▸ Task statement
Without the pictures, output the lines of the material from the very first through the one that holds "Chart.register(...registerables);".

▸ Data for this task
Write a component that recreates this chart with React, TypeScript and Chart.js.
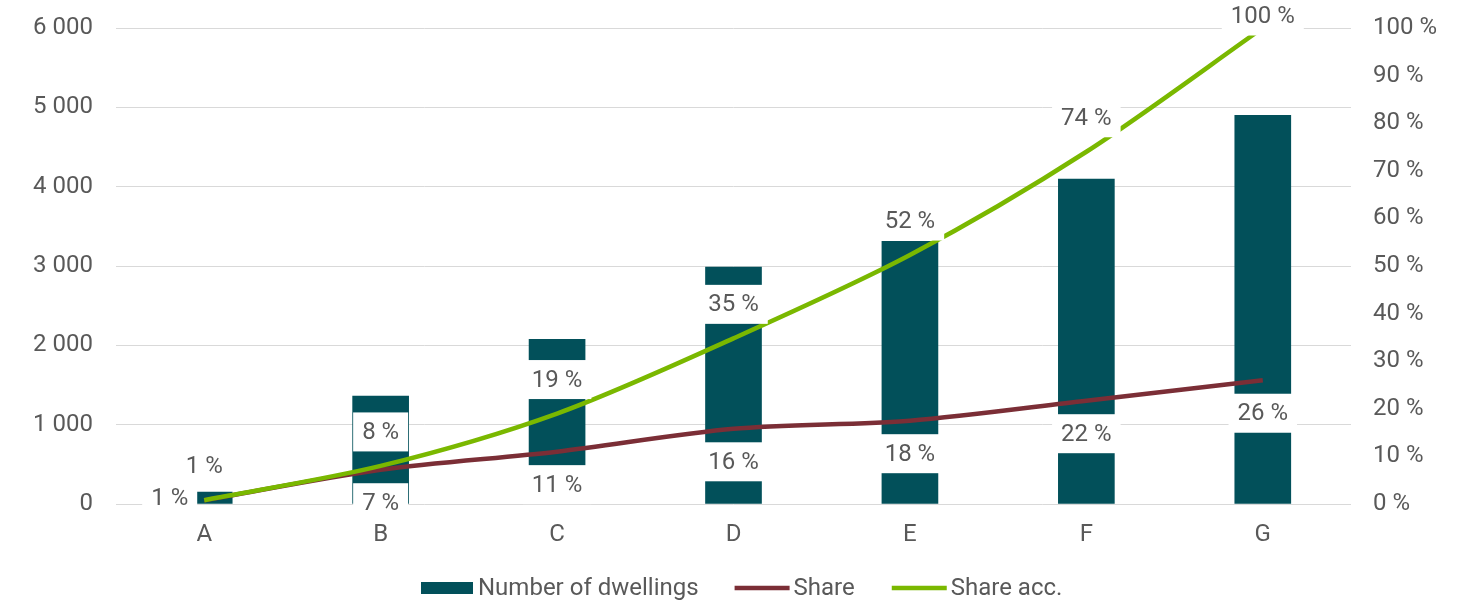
import React, { useEffect, useRef } from "react";
import { Chart, registerables } from "chart.js";

Chart.register(...registerables);

const categories = ["A", "B", "C", "D", "E", "F", "G"];
const dwellings = [150, 1360, 2075, 2985, 3310, 4095, 4900];
const share = [0.8, 7.2, 11.0, 15.8, 17.5, 21.7, 26.0];
const shareAcc = [0.8, 8.0, 19.0, 34.8, 52.3, 74.0, 100.0];
const seriesNames = ["Number of dwellings", "Share", "Share acc."];

const COLORS = {
  bar: "#02505A",
  share: "#7B2E36",
  acc: "#7AB800",
  text: "#595959",
  grid: "#D9D9D9",
};
const FONT = "Roboto";
const FS = 24;

const fmtThousands = (v: number) =>
  String(v).replace(/\B(?=(\d{3})+(?!\d))/g, " ");
const fmtPct = (v: number) => `${Math.round(v)} %`;

const labelPlugin = {
  id: "boxLabels",
  afterDatasetsDraw(chart: any) {
    const ctx = chart.ctx as CanvasRenderingContext2D;
    ctx.save();
    ctx.font = `${FS}px ${FONT}`;
    ctx.textAlign = "center";
    ctx.textBaseline = "middle";
    const drawBox = (text: string, cx: number, cy: number) => {
      const w = ctx.measureText(text).width + 18;
      const h = 39;
      ctx.fillStyle = "#ffffff";
      ctx.fillRect(cx - w / 2, cy - h / 2, w, h);
      ctx.fillStyle = COLORS.text;
      ctx.fillText(text, cx, cy + 1);
    };
    const shareMeta = chart.getDatasetMeta(1);
    const accMeta = chart.getDatasetMeta(2);
    shareMeta.data.forEach((pt: any, i: number) => {
      const t = fmtPct(share[i]);
      if (i === 0) {
        const w = ctx.measureText(t).width + 18;
        drawBox(t, pt.x - 7 - w / 2, pt.y - 2);
      } else {
        drawBox(t, pt.x, pt.y + 33);
      }
    });
    accMeta.data.forEach((pt: any, i: number) => {
      const t = fmtPct(shareAcc[i]);
      drawBox(t, pt.x, Math.max(pt.y - 34, 16));
    });
    ctx.restore();
  },
  afterDraw(chart: any) {
    const ctx = chart.ctx as CanvasRenderingContext2D;
    ctx.save();
    ctx.font = `${FS}px ${FONT}`;
    ctx.textBaseline = "middle";
    ctx.textAlign = "left";
    const y = 588;
    let x = 421;
    ctx.fillStyle = COLORS.bar;
    ctx.fillRect(x, y - 6, 52, 12);
    x += 57;
    ctx.fillStyle = COLORS.text;
    ctx.fillText(seriesNames[0], x, y + 1);
    x += ctx.measureText(seriesNames[0]).width + 36;
    const lineItem = (color: string, name: string) => {
      ctx.strokeStyle = color;
      ctx.lineWidth = 4.5;
      ctx.beginPath();
      ctx.moveTo(x, y);
      ctx.lineTo(x + 55, y);
      ctx.stroke();
      x += 59;
      ctx.fillStyle = COLORS.text;
      ctx.fillText(name, x, y + 1);
      x += ctx.measureText(name).width + 37;
    };
    lineItem(COLORS.share, seriesNames[1]);
    lineItem(COLORS.acc, seriesNames[2]);
    ctx.restore();
  },
};

export default function App() {
  const ref = useRef<HTMLCanvasElement | null>(null);
  useEffect(() => {
    document.body.style.margin = "0";
    if (!ref.current) return;
    Chart.defaults.font.family = FONT;
    const chart = new Chart(ref.current, {
      type: "bar",
      data: {
        labels: categories,
        datasets: [
          {
            type: "bar",
            label: seriesNames[0],
            data: dwellings,
            backgroundColor: COLORS.bar,
            barThickness: 56,
            yAxisID: "y",
            order: 3,
          },
          {
            type: "line",
            label: seriesNames[1],
            data: share,
            borderColor: COLORS.share,
            backgroundColor: COLORS.share,
            borderWidth: 4.5,
            pointRadius: 0,
            tension: 0.3,
            yAxisID: "y1",
            order: 2,
          },
          {
            type: "line",
            label: seriesNames[2],
            data: shareAcc,
            borderColor: COLORS.acc,
            backgroundColor: COLORS.acc,
            borderWidth: 4.5,
            pointRadius: 0,
            tension: 0.3,
            yAxisID: "y1",
            order: 1,
          },
        ] as any,
      },
      options: {
        responsive: false,
        animation: false,
        layout: { padding: { top: 28, bottom: 52, left: 0, right: 0 } },
        plugins: {
          legend: { display: false },
          tooltip: { enabled: false },
        },
        scales: {
          x: {
            grid: { display: false, drawTicks: false },
            border: { display: false },
            ticks: {
              color: COLORS.text,
              font: { size: FS, family: FONT },
              padding: 17,
            },
            afterFit: (s: any) => {
              s.height = 45;
            },
          },
          y: {
            position: "left",
            min: 0,
            max: 6000,
            ticks: {
              stepSize: 1000,
              color: COLORS.text,
              font: { size: FS, family: FONT },
              padding: 23,
              callback: (v: any) => fmtThousands(Number(v)),
            },
            grid: { color: COLORS.grid, drawTicks: false, lineWidth: 1 },
            border: { display: false },
            afterFit: (s: any) => {
              s.width = 116;
              s.paddingTop = 0;
              s.paddingBottom = 0;
            },
          },
          y1: {
            position: "right",
            min: 0,
            max: 100,
            ticks: {
              stepSize: 10,
              color: COLORS.text,
              font: { size: FS, family: FONT },
              padding: 22,
              callback: (v: any) => `${v} %`,
            },
            grid: { display: false, drawTicks: false },
            border: { display: false },
            afterFit: (s: any) => {
              s.width = 111;
              s.paddingTop = 0;
              s.paddingBottom = 0;
            },
          },
        },
      } as any,
      plugins: [labelPlugin],
    });
    return () => chart.destroy();
  }, []);
  return (
    <canvas
      ref={ref}
      width={1462}
      height={601}
      style={{ display: "block", width: 1462, height: 601 }}
    />
  );
}
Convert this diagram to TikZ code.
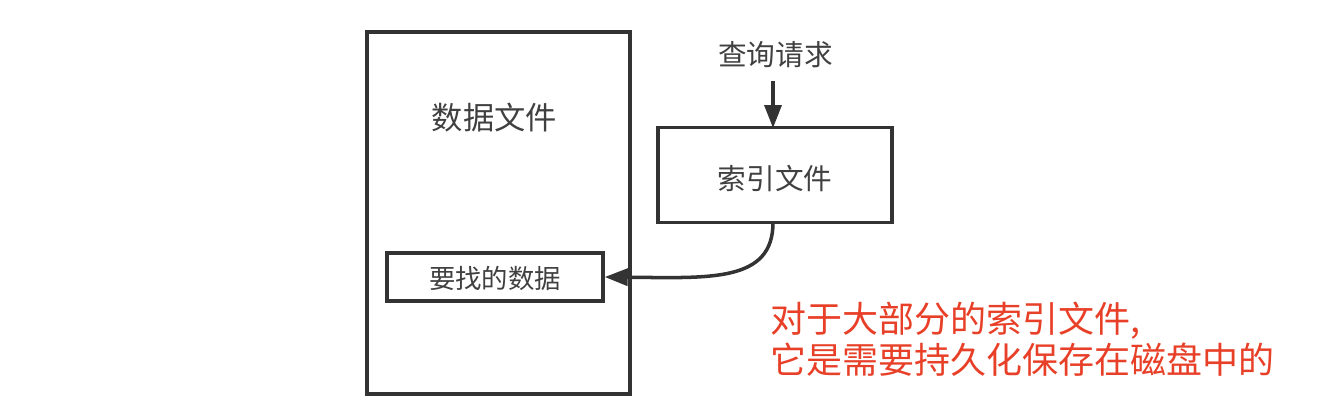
\documentclass[tikz,border=0pt]{standalone}
\usepackage{fontspec}
\setmainfont{Noto Sans CJK SC}
\usetikzlibrary{arrows.meta, positioning}

\definecolor{linegray}{RGB}{51,51,51}
\definecolor{textgray}{RGB}{64,64,64}
\definecolor{notered}{RGB}{232,64,40}

\tikzset{
  filebox/.style={draw=linegray, line width=2pt, rectangle, inner sep=0pt},
  label/.style={text=textgray, inner sep=0pt},
  flow/.style={draw=linegray, line width=2pt, -{Triangle[length=0.46cm, width=0.34cm]}}
}

\begin{document}
\begin{tikzpicture}
 \useasboundingbox (0, 0) rectangle (26.44, -8.28);
 % data file with the record we look for
 \node[filebox, minimum width=5.26cm, minimum height=7.24cm] (datafile) at (9.97, -4.26) {};
 \node[label, font=\fontsize{17.8}{20}\selectfont] (datalabel) at (9.89, -2.36) {数据文件};
 \node[filebox, minimum width=4.32cm, minimum height=0.96cm] (record) at (9.9, -5.54) {};
 \node[label, font=\fontsize{15}{18}\selectfont] (recordlabel) at (9.9, -5.57) {要找的数据};
 % index file
 \node[filebox, minimum width=4.68cm, minimum height=1.9cm] (index) at (15.5, -3.5) {};
 \node[label, font=\fontsize{16.3}{19}\selectfont] (indexlabel) at (15.5, -3.58) {索引文件};
 \node[label, font=\fontsize{16.3}{19}\selectfont] (query) at (15.51, -1.1) {查询请求};
 \coordinate (qin) at (15.46, -2.56);
 \coordinate (qout) at (15.46, -4.45);
 \draw[flow] (query.south -| qin) ++(0, -0.24) -- (qin);
 \draw[flow] (qout) .. controls (15.46, -5.65) and (14.2, -5.56) .. (record.east);
 % note
 \node[text=notered, anchor=north west, align=left, inner sep=0pt,
       font=\fontsize{20.5}{23.2}\selectfont] (note) at (15.4, -6.04)
   {对于大部分的索引文件,\\它是需要持久化保存在磁盘中的};
\end{tikzpicture}
\end{document}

▸ The completed task
Write a component that recreates this chart with React, TypeScript and Chart.js.
import React, { useEffect, useRef } from "react";
import { Chart, registerables } from "chart.js";

Chart.register(...registerables);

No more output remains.